Mariel Hemingway Opens Up About Her Family’s Depression

Image by Karen Leon
“I come from one of the greatest American families in the world,” said Mariel Hemingway, Academy-Award-nominated actress, mother, mental health advocate and now author of “Out Came the Sun: Overcoming the Legacy of Mental Illness, Addiction and Suicide in my Family.”
Speaking to guests at the Hope for Depression Research Foundation’s Ninth Annual HOPE Luncheon Seminar at 583 Park Avenue, Hemingway added: “My grandfather was one of the greatest writers of the 20th-21st century… But he was deeply depressed…in a dark, dark place a lot of his life. He believed that darkness was what made him write better — a severe alcoholic — there is not one country I have gone to where some old person told me ‘I had a drink with your grandfather!’”

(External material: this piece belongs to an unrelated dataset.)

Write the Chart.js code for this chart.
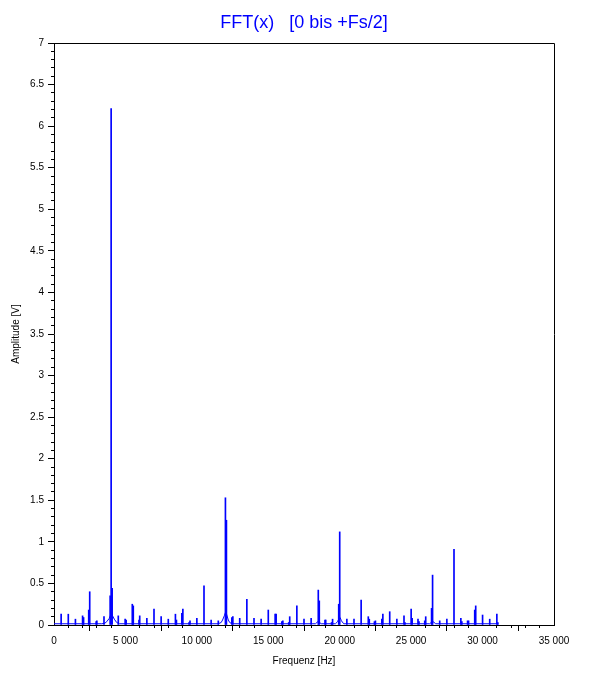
<!DOCTYPE html>
<html>
<head>
<meta charset="utf-8">
<script src="https://cdn.jsdelivr.net/npm/chart.js@4.4.1/dist/chart.umd.min.js"></script>
<style>
  html, body { margin: 0; padding: 0; background: #fff; }
  #wrap { width: 612px; height: 682px; }
</style>
</head>
<body>
<div id="wrap"><canvas id="fft"></canvas></div>
<script>
// spectrum lines (Hz / V)
const spikeFreq = [500, 1000, 1500, 2000, 2070, 2430, 2500, 2950, 3000, 3500,
  3930, 4000, 4070, 4500, 4980, 5050, 5480, 5550, 5950, 6000,
  6500, 7000, 7500, 8000, 8500, 8570, 8950, 9020, 9450, 9520,
  10000, 10500, 11000, 11500, 12000, 12070, 12450, 12520, 13000, 13500,
  14000, 14500, 15000, 15480, 15550, 15950, 16020, 16430, 16500, 17000,
  17500, 18000, 18500, 18570, 18970, 19020, 19430, 19500, 19930, 20000,
  20500, 21000, 21500, 22000, 22070, 22430, 22500, 22950, 23020, 23500,
  24000, 24500, 24570, 25000, 25070, 25480, 25550, 25950, 26020, 26430,
  26500, 27000, 27500, 28000, 28480, 28550, 28950, 29020, 29450, 29520,
  30000, 30500, 31000, 31070]
const spikeAmp = [0.13, 0.13, 0.07, 0.11, 0.09, 0.18, 0.40, 0.04, 0.05, 0.10,
  0.35, 6.21, 0.44, 0.11, 0.07, 0.06, 0.25, 0.23, 0.06, 0.11,
  0.08, 0.19, 0.10, 0.07, 0.13, 0.06, 0.14, 0.19, 0.03, 0.05,
  0.08, 0.47, 0.06, 0.05, 1.53, 1.26, 0.09, 0.10, 0.08, 0.31,
  0.08, 0.07, 0.18, 0.13, 0.13, 0.04, 0.05, 0.03, 0.10, 0.23,
  0.07, 0.08, 0.42, 0.29, 0.06, 0.06, 0.03, 0.07, 0.25, 1.12,
  0.07, 0.07, 0.30, 0.10, 0.07, 0.04, 0.05, 0.07, 0.13, 0.16,
  0.07, 0.11, 0.03, 0.19, 0.08, 0.07, 0.04, 0.05, 0.10, 0.20,
  0.60, 0.05, 0.07, 0.91, 0.08, 0.04, 0.05, 0.05, 0.18, 0.23,
  0.12, 0.07, 0.13, 0.03]

// noise floor with the leakage humps around the strong lines
const floorFreq = [0, 3340, 3550, 3690, 3870, 3960, 4030, 4100, 4220, 4390, 4570,
  11500, 11700, 11800, 11920, 12000, 12080, 12200, 12300, 12450,
  18300, 18500, 18700, 19700, 19850, 19950, 20030, 20120, 20280,
  26300, 26500, 26720, 31100]
const floorAmp = [0.015, 0.015, 0.02, 0.04, 0.08, 0.12, 0.13, 0.11, 0.07, 0.03, 0.015,
  0.015, 0.03, 0.06, 0.11, 0.15, 0.13, 0.06, 0.03, 0.015,
  0.015, 0.045, 0.015, 0.015, 0.04, 0.08, 0.09, 0.05, 0.015,
  0.015, 0.045, 0.015, 0.015]

const titleText = 'FFT(x)   [0 bis +Fs/2]'
const xTitle = 'Frequenz [Hz]'
const yTitle = 'Amplitude [V]'

const FONT = '"Liberation Sans", Arial, sans-serif'
const BLUE = '#0000ff'

const fmtThousands = v => String(v).replace(/\B(?=(\d{3})+(?!\d))/g, ' ')

// box on top/right, minor ticks and the centred title
const frame = {
  id: 'frame',
  afterDraw(chart) {
    const { ctx, chartArea: a, scales: { x, y } } = chart
    const px = v => Math.round(v - 0.5) + 0.5
    ctx.save()
    ctx.strokeStyle = '#000'
    ctx.lineWidth = 1
    ctx.beginPath()
    ctx.moveTo(px(a.left), px(a.top))
    ctx.lineTo(px(a.right), px(a.top))
    ctx.lineTo(px(a.right), px(a.bottom))
    for (let v = 1000; v < 35000; v += 1000) {
      if (v % 5000 === 0) continue
      const xp = px(x.getPixelForValue(v))
      ctx.moveTo(xp, a.bottom)
      ctx.lineTo(xp, a.bottom + 3)
    }
    for (let i = 1; i < 70; i++) {
      if (i % 5 === 0) continue
      const yp = px(y.getPixelForValue(i / 10))
      ctx.moveTo(a.left, yp)
      ctx.lineTo(a.left - 3, yp)
    }
    ctx.stroke()

    ctx.fillStyle = BLUE
    ctx.font = '18px ' + FONT
    ctx.textAlign = 'center'
    ctx.textBaseline = 'middle'
    ctx.fillText(titleText, (a.left + a.right) / 2, 23)
    ctx.restore()
  }
}

const axisCommon = {
  type: 'linear',
  offset: false,
  grid: { drawOnChartArea: false, drawTicks: true, tickLength: 6, color: '#000' },
  border: { display: true, color: '#000', width: 1 }
}

new Chart(document.getElementById('fft'), {
  type: 'bar',
  data: {
    datasets: [
      {
        type: 'line',
        data: floorFreq.map((f, i) => ({ x: f, y: floorAmp[i] })),
        borderColor: BLUE,
        borderWidth: 1,
        pointRadius: 0,
        fill: false,
        tension: 0
      },
      {
        type: 'bar',
        data: spikeFreq.map((f, i) => ({ x: f, y: spikeAmp[i] })),
        backgroundColor: BLUE,
        borderWidth: 0,
        barThickness: 1,
        grouped: false
      }
    ]
  },
  options: {
    responsive: true,
    maintainAspectRatio: false,
    animation: false,
    layout: { padding: { top: 43, right: 58, left: 0, bottom: 0 } },
    plugins: {
      legend: { display: false },
      title: { display: false },
      tooltip: { enabled: false }
    },
    scales: {
      x: {
        ...axisCommon,
        min: 0,
        max: 35000,
        ticks: {
          stepSize: 5000,
          color: '#000',
          padding: 4,
          maxRotation: 0,
          font: { family: FONT, size: 10 },
          callback: v => fmtThousands(v)
        },
        title: {
          display: true,
          text: xTitle,
          color: '#000',
          font: { family: FONT, size: 10 },
          padding: { top: 0, bottom: 15 }
        },
        afterFit(s) { s.height = 57 }
      },
      y: {
        ...axisCommon,
        min: 0,
        max: 7,
        ticks: {
          stepSize: 0.5,
          maxTicksLimit: 20,
          color: '#000',
          padding: 4,
          font: { family: FONT, size: 10 },
          callback: v => String(v)
        },
        title: {
          display: true,
          text: yTitle,
          color: '#000',
          font: { family: FONT, size: 10 },
          padding: { top: 10, bottom: 0 }
        },
        afterFit(s) { s.width = 54 }
      }
    }
  },
  plugins: [frame]
})
</script>
</body>
</html>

“Growing up in this family — while creative and wonderful people I love — I watched my parents self-medicate with alcohol for their own depression. My mother lost her first husband in [WWII]… My father was the son of Ernest [who committed suicide] and a writer… to be the son of someone who takes their life is so difficult to live with. It doesn’t matter what age they are when they took their life. “
“My life was about survival, I was terrified in a house with a family where people said we were cursed.” Describing her “many plans — gurus, doctors, medication… someone to give me the answer so I would not pass it on to my two daughters” she found an upside…” that included a visit with the Dalai Lama who “listened, put his hands on me and said, ‘You’re O.K.’”
“What people don’t understand about depression is it’s a brain problem, a life problem…I want to take the “I” out of illness putting “w” in as in wellness… Mental illness cannot be fought alone… it’s a “we solution.”

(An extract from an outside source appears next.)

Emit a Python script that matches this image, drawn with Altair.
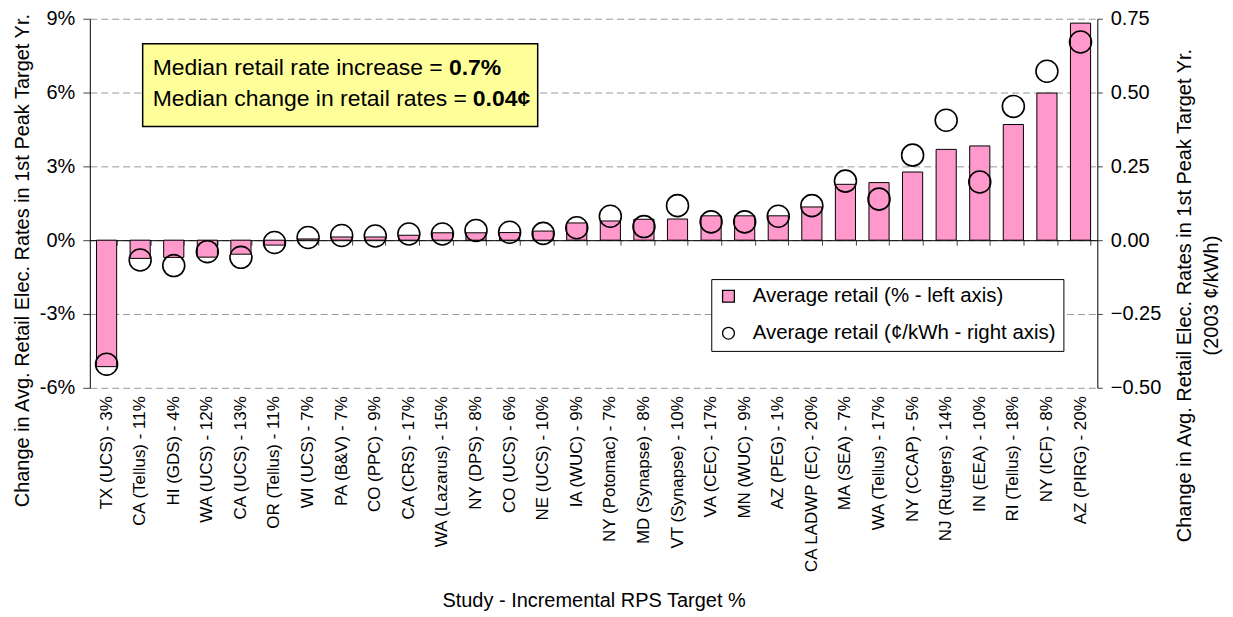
import altair as alt
import pandas as pd

studies = [
    "TX (UCS) - 3%", "CA (Tellus) - 11%", "HI (GDS) - 4%", "WA (UCS) - 12%",
    "CA (UCS) - 13%", "OR (Tellus) - 11%", "WI (UCS) - 7%", "PA (B&V) - 7%",
    "CO (PPC) - 9%", "CA (CRS) - 17%", "WA (Lazarus) - 15%", "NY (DPS) - 8%",
    "CO (UCS) - 6%", "NE (UCS) - 10%", "IA (WUC) - 9%", "NY (Potomac) - 7%",
    "MD (Synapse) - 8%", "VT (Synapse) - 10%", "VA (CEC) - 17%", "MN (WUC) - 9%",
    "AZ (PEG) - 1%", "CA LADWP (EC) - 20%", "MA (SEA) - 7%", "WA (Tellus) - 17%",
    "NY (CCAP) - 5%", "NJ (Rutgers) - 14%", "IN (EEA) - 10%", "RI (Tellus) - 18%",
    "NY (ICF) - 8%", "AZ (PIRG) - 20%",
]
pct_change = [
    -5.14, -0.74, -0.70, -0.69, -0.57, -0.20, 0.05, 0.13, 0.13, 0.20,
    0.30, 0.30, 0.31, 0.37, 0.70, 0.78, 0.85, 0.86, 0.99, 0.99,
    0.99, 1.35, 2.27, 2.34, 2.77, 3.69, 3.83, 4.70, 5.98, 8.82,
]
cent_change = [
    -0.420, -0.067, -0.086, -0.039, -0.058, -0.008, 0.009, 0.016, 0.014, 0.021,
    0.021, 0.033, 0.027, 0.023, 0.042, 0.081, 0.046, 0.117, 0.062, 0.062,
    0.081, 0.117, 0.200, 0.139, 0.288, 0.406, 0.197, 0.453, 0.572, 0.671,
]
series_names = ["Average retail (% -  left axis)", "Average retail (¢/kWh - right axis)"]
series_fill = ["#FF99CC", "transparent"]
series_shape = ["square", "circle"]
left_ticks = [-6, -3, 0, 3, 6, 9]
right_ticks = [-0.5, -0.25, 0, 0.25, 0.5, 0.75]
left_title = "Change in Avg. Retail Elec. Rates in 1st Peak Target Yr."
right_title = ["Change in Avg. Retail Elec. Rates in 1st Peak Target Yr.", "(2003 ¢/kWh)"]
x_title = "Study - Incremental RPS Target %"
note_regular = ["Median retail rate increase = ", "Median change in retail rates = "]
note_bold = ["0.7%", "0.04¢"]

FONT = "Liberation Sans"
W, H = 1010, 370
zero_offset = -H * 6 / 15  # put the category axis line at y = 0

df = pd.DataFrame({"study": studies, "pct": pct_change, "cents": cent_change})

x_scale = alt.Scale(domain=studies, paddingInner=0.4, paddingOuter=0.2)
fill_scale = alt.Scale(domain=series_names, range=series_fill)
shape_scale = alt.Scale(domain=series_names, range=series_shape)

legend = alt.Legend(
    orient="none", legendX=623, legendY=261, title=None, direction="vertical",
    labelFont=FONT, labelFontSize=20.5, labelColor="black", labelLimit=0,
    symbolSize=140, symbolStrokeColor="black", symbolStrokeWidth=1.3,
    labelOffset=14, rowPadding=16, padding=7,
    strokeColor="black", fillColor="white",
)

base = alt.Chart(df)

bars = base.transform_calculate(series="'" + series_names[0] + "'").mark_bar(
    stroke="black", strokeWidth=1
).encode(
    x=alt.X(
        "study:N", sort=studies, scale=x_scale,
        axis=alt.Axis(
            orient="bottom", offset=zero_offset, labels=False, ticks=True,
            tickBand="extent", tickSize=5, tickColor="#444", domain=True,
            domainColor="black", domainWidth=1, title=None, grid=False,
        ),
    ),
    y=alt.Y(
        "pct:Q", scale=alt.Scale(domain=[-6, 9], nice=False, zero=False),
        axis=alt.Axis(
            orient="left", values=left_ticks, labelExpr="datum.value + '%'",
            labelFontSize=20, labelPadding=8, tickSize=7, tickColor="#444",
            domainColor="black", grid=True, gridDash=[7, 4], gridColor="#999999",
            title=left_title, titleFontSize=20, titleX=-57, titleY=242,
            titleAngle=270, titleBaseline="bottom",
        ),
    ),
    fill=alt.Fill("series:N", scale=fill_scale, legend=legend),
)

circles = base.transform_calculate(series="'" + series_names[1] + "'").mark_point(
    filled=True, size=484, stroke="black", strokeWidth=1.6, opacity=1
).encode(
    x=alt.X(
        "study:N", sort=studies, scale=x_scale,
        axis=alt.Axis(
            orient="bottom", labelAngle=270, labelFontSize=17, labelPadding=8,
            labelLimit=400, labelOverlap=False, ticks=False, domain=False,
            grid=False, title=x_title, titleFontSize=20, titleY=203,
            titleBaseline="top",
        ),
    ),
    y=alt.Y(
        "cents:Q", scale=alt.Scale(domain=[-0.5, 0.75], nice=False, zero=False),
        axis=alt.Axis(
            orient="right", values=right_ticks, format=".2f", labelFontSize=20,
            labelPadding=8, tickSize=5, tickColor="#444", domainColor="black",
            grid=False, title=right_title, titleFontSize=20, titleAngle=270,
            titleBaseline="top", titleX=77, titleY=277, titleLineHeight=27,
        ),
    ),
    fill=alt.Fill("series:N", scale=fill_scale, legend=legend),
    shape=alt.Shape("series:N", scale=shape_scale, legend=legend),
)

note_df = pd.DataFrame({"regular": note_regular, "bold": note_bold, "line": [0, 1]})
note_box = alt.Chart(pd.DataFrame({"k": [0]})).mark_rect(
    fill="#FFFF99", stroke="black", strokeWidth=1.5
).encode(x=alt.value(53), x2=alt.value(449), y=alt.value(25), y2=alt.value(108))

note_line1 = alt.Chart(note_df.iloc[[0]]).mark_text(
    font=FONT, fontSize=23, align="left", baseline="alphabetic", color="black"
).encode(text="regular:N", x=alt.value(63), y=alt.value(56))
note_line1b = alt.Chart(note_df.iloc[[0]]).mark_text(
    font=FONT, fontSize=23, fontWeight="bold", align="left", baseline="alphabetic", color="black"
).encode(text="bold:N", x=alt.value(360), y=alt.value(56))
note_line2 = alt.Chart(note_df.iloc[[1]]).mark_text(
    font=FONT, fontSize=23, align="left", baseline="alphabetic", color="black"
).encode(text="regular:N", x=alt.value(63), y=alt.value(87))
note_line2b = alt.Chart(note_df.iloc[[1]]).mark_text(
    font=FONT, fontSize=23, fontWeight="bold", align="left", baseline="alphabetic", color="black"
).encode(text="bold:N", x=alt.value(384), y=alt.value(87))

chart = alt.layer(
    bars, circles, note_box, note_line1, note_line1b, note_line2, note_line2b
).resolve_scale(y="independent").resolve_axis(x="independent").properties(
    width=W, height=H,
    autosize=alt.AutoSizeParams(type="none"),
    padding={"left": 82, "top": 10, "right": 128, "bottom": 228},
).configure_view(stroke=None).configure_axis(
    labelFont=FONT, titleFont=FONT, labelColor="black", titleColor="black",
    titleFontWeight="normal",
)

chart.save("out.html", embed_options={"renderer": "svg", "actions": False})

Audrey Gruss, HDRF founder and event Chair presented the award to Mariel and thanked the roster of speakers and event participants — Dr. Charles O’Brien, Prof. of Psychiatry and Founding Director of theCenter for Studies in Addiction at the University of Pennsylvania who detailed new treatments for depression and alcoholism. Dr. Huda Akil who spoke about new genes and proteins that had been identified “to point the way to potential new medications,” and actress Demi Lovato who launched the “Be Vocal: Speak Up for Mental Health” initiative.
Prefacing the event, emcee Chuck Scarborough offered a sobering overview of “our [extreme] association of celebration with beer, wine and liquor” staring with “Prohibition… popular cinema history, John Belushi (“Animal House”) W.C. Fields and Dudley Moore in the [inebriated] 1992 blockbuster “Arthur”… It is fashionable for celebrities to announce they are going to rehab… In 2014 alone—according to the CDC — 88,000 adults died in the U.S. from alcohol consumption. There are more than one million alcohol-related visits to the emergency room and 10,000 alcohol-related driving fatalities.”
Following the Paris attack interviews with that city’s bookstore owners uniformly reported that Hemingway’s “A Movable Feast” was sold out—not a copy to be found and that it made the best-sellers list. Its original French title: “Paris est une fete” which translates into “Paris is a Party.”
Post luncheon for almost half an hour writer Mariel Hemingway happily autographed copies of her book.